1 Plaintiffs failed to respond to Defendant’s statement of undisputed material facts, as required by NDNY Local Rule 56.1(b), and Plaintiffs’ briefing does not address the discrepancies between the reports of the incident and Michael Colwell’s testimony. III. DEFENDANT’S MOTIONS IN LIMINE A. Standard Federal Rule of Evidence 702 “governs the admissibility of expert testimony.” Showers v. Pfizer, Inc., 819 F.3d 642, 658 (2d Cir. 2016). That Rule permits “[a] witness who is qualified as an expert by knowledge, skill, experience, training or education” to “testify in the form of an opinion” under certain conditions. Fed.

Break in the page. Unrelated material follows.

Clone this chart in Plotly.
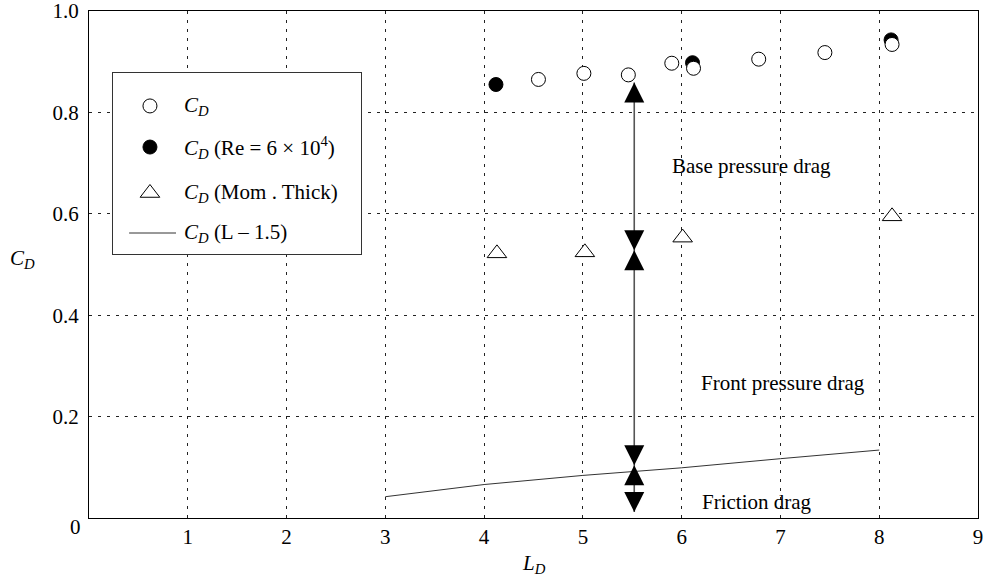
import plotly.graph_objects as go

# Total drag coefficient vs length/diameter
ld_cd = [4.55, 5.01, 5.46, 5.90, 6.12, 6.78, 7.45, 8.13]
cd = [0.865, 0.877, 0.874, 0.897, 0.887, 0.905, 0.918, 0.934]

# Total drag coefficient at Re = 6e4
ld_re = [4.12, 6.11, 8.12]
cd_re = [0.855, 0.898, 0.943]

# Drag coefficient from momentum thickness
ld_mom = [4.13, 5.02, 6.01, 8.13]
cd_mom = [0.522, 0.524, 0.553, 0.595]

# Friction drag estimate C_D(L - 1.5)
ld_fric = [3, 4, 5, 6, 7, 8]
cd_fric = [0.042, 0.066, 0.084, 0.099, 0.117, 0.134]

# Drag breakdown arrows at a single L/D
arrow_ld = 5.52
arrow_tips = [0.859, 0.528, 0.528, 0.104, 0.104, 0.012]
arrow_dirs = ["up", "down", "up", "down", "up", "down"]

# Region labels
region_text = ["Base pressure drag", "Front pressure drag", "Friction drag"]
region_x = [6.71, 7.03, 6.76]
region_y = [0.694, 0.266, 0.031]

x_ticks = [1, 2, 3, 4, 5, 6, 7, 8, 9]
y_ticks = [0.2, 0.4, 0.6, 0.8, 1.0]
y_ticktext = ["0.2", "0.4", "0.6", "0.8", "1.0"]

legend_labels = [
    "<i>C<sub>D</sub></i>",
    "<i>C<sub>D</sub></i> (Re = 6 \u00d7 10<sup>4</sup>)",
    "<i>C<sub>D</sub></i> (Mom . Thick)",
    "<i>C<sub>D</sub></i> (L \u2013 1.5)",
]

FONT = "Liberation Serif, Times New Roman, serif"
FS = 21

fig = go.Figure()

# friction line
fig.add_trace(go.Scatter(x=ld_fric, y=cd_fric, mode="lines",
                         line=dict(color="#333", width=1)))

# vertical breakdown line
fig.add_trace(go.Scatter(x=[arrow_ld, arrow_ld], y=[min(arrow_tips), max(arrow_tips)],
                         mode="lines", line=dict(color="#555", width=1.6)))

# arrowheads (tip located at the data point)
fig.add_trace(go.Scatter(
    x=[arrow_ld] * len(arrow_tips), y=arrow_tips, mode="markers",
    marker=dict(symbol=["arrow-up" if d == "up" else "arrow-down" for d in arrow_dirs],
                size=20, color="black", line=dict(width=0))))

# filled circles (Re = 6e4) drawn beneath open circles
fig.add_trace(go.Scatter(x=ld_re, y=cd_re, mode="markers",
                         marker=dict(symbol="circle", size=14, color="black",
                                     line=dict(color="black", width=1))))
fig.add_trace(go.Scatter(x=ld_cd, y=cd, mode="markers",
                         marker=dict(symbol="circle", size=14, color="white",
                                     line=dict(color="black", width=1))))
fig.add_trace(go.Scatter(x=ld_mom, y=cd_mom, mode="markers",
                         marker=dict(symbol="triangle-up", size=17, color="white",
                                     line=dict(color="black", width=1))))

for t, x, y in zip(region_text, region_x, region_y):
    fig.add_annotation(x=x, y=y, xref="x", yref="y", text=t, showarrow=False,
                       font=dict(family=FONT, size=FS, color="black"))

# --- legend box drawn as an inset subplot (range 0..1, y downward) ---
leg_mx = 0.149
leg_tx = 0.278
leg_rows = [0.182, 0.409, 0.663, 0.884]
fig.add_trace(go.Scatter(x=[leg_mx], y=[leg_rows[0]], mode="markers", xaxis="x2", yaxis="y2",
                         marker=dict(symbol="circle", size=14, color="white",
                                     line=dict(color="black", width=1))))
fig.add_trace(go.Scatter(x=[leg_mx], y=[leg_rows[1]], mode="markers", xaxis="x2", yaxis="y2",
                         marker=dict(symbol="circle", size=14, color="black",
                                     line=dict(color="black", width=1))))
fig.add_trace(go.Scatter(x=[leg_mx], y=[leg_rows[2]], mode="markers", xaxis="x2", yaxis="y2",
                         marker=dict(symbol="triangle-up", size=17, color="white",
                                     line=dict(color="black", width=1))))
fig.add_trace(go.Scatter(x=[0.065, 0.254], y=[leg_rows[3], leg_rows[3]], mode="lines",
                         xaxis="x2", yaxis="y2", line=dict(color="#333", width=1)))
for lab, ry in zip(legend_labels, leg_rows):
    fig.add_annotation(x=leg_tx, y=ry, xref="x2", yref="y2", text=lab, showarrow=False,
                       xanchor="left", yanchor="middle",
                       font=dict(family=FONT, size=FS, color="black"))

# axis titles and the shared corner "0"
fig.add_annotation(x=0.5, y=0, xref="paper", yref="paper", text="<i>L<sub>D</sub></i>",
                   showarrow=False, yanchor="top", yshift=-31,
                   font=dict(family=FONT, size=FS, color="black"))
fig.add_annotation(x=0, y=0.5, xref="paper", yref="paper", text="<i>C<sub>D</sub></i>",
                   showarrow=False, xanchor="center", xshift=-67, yshift=6,
                   font=dict(family=FONT, size=FS, color="black"))
fig.add_annotation(x=0, y=0, xref="paper", yref="paper", text="0", showarrow=False,
                   xanchor="right", yanchor="middle", xshift=-6, yshift=-9,
                   font=dict(family=FONT, size=FS, color="black"))

grid = dict(showgrid=True, gridcolor="#222", gridwidth=1, griddash="3px,6px",
            showline=True, linecolor="black", linewidth=1, mirror=True,
            zeroline=False, ticks="", automargin=False, ticklabeloverflow="allow",
            tickfont=dict(family=FONT, size=FS, color="black"))

fig.update_layout(
    width=989, height=579,
    margin=dict(l=89, r=11, t=11, b=61, autoexpand=False),
    plot_bgcolor="white", paper_bgcolor="white",
    showlegend=False,
    font=dict(family=FONT, size=FS, color="black"),
    xaxis=dict(range=[0, 9], tickvals=x_ticks, ticklabelstandoff=0, **grid),
    yaxis=dict(range=[0, 1], tickvals=y_ticks, ticktext=y_ticktext, ticklabelstandoff=5, **grid),
    xaxis2=dict(domain=[0.027, 0.306], anchor="y2", range=[0, 1], showgrid=False,
                zeroline=False, showticklabels=False, ticks="", showline=True,
                linecolor="#333", linewidth=1, mirror=True, fixedrange=True),
    yaxis2=dict(domain=[0.5207, 0.8777], anchor="x2", range=[1, 0], showgrid=False,
                zeroline=False, showticklabels=False, ticks="", showline=True,
                linecolor="#333", linewidth=1, mirror=True, fixedrange=True),
)

fig.write_html("out.html")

R. Evid. 702. To be qualified to testify, the “expert’s

scientific, technical, or other specialized knowledge” must “help the trier of fact to understand the evidence or to determine a fact in issue.” Fed. R. Evid. 702(a). In addition, “the testimony” must be “based on sufficient facts or data” and be “the product of reliable principles and methods.” Fed. R. Evid. 702(b)-(c). Finally, the expert must have reliably applied “the principles and methods to the facts of the case.” Fed. R. Evid. 702(d). “The proponent of the expert testimony has the burden to establish these admissibility requirements.” Showers, 819 F.3d at 658. A district court has “broad discretion” in evaluating expert testimony. McCullock v. H.B. Fuller Co., 61 F.3d 1038, 1042 (2d Cir. 1995). In carrying out its role as gatekeeper, a court must

take a “flexible” approach that focuses on “the scientific validity—and thus the evidentiary relevance and reliability—of the principles that underlie a proposed submission.” Daubert v. Merrell Dow Pharms., Inc., 509 U.S. 579, 594-95 (1993). The court is to concentrate only on “principles and methodology,” and “not on the conclusions that they generate.” Id. at 595. Of course, “the types of factors that are appropriate to consider” in evaluating expert testimony “will ‘depend[ ] upon the particular circumstances of the particular case at issue[.]’” Showers, 819 F.3d at 658 (quoting Kumho Tire Co. v. Carmichael, 526 U.S. 137, 150 (1999)). The trial court’s role is as “gatekeeper,” making sure “that the ‘expert’s testimony both rests on a reliable foundation and is relevant to the task at hand.’” Id. (quoting United States v. Williams, 506 F.3d 151, 160 (2d Cir. 2007).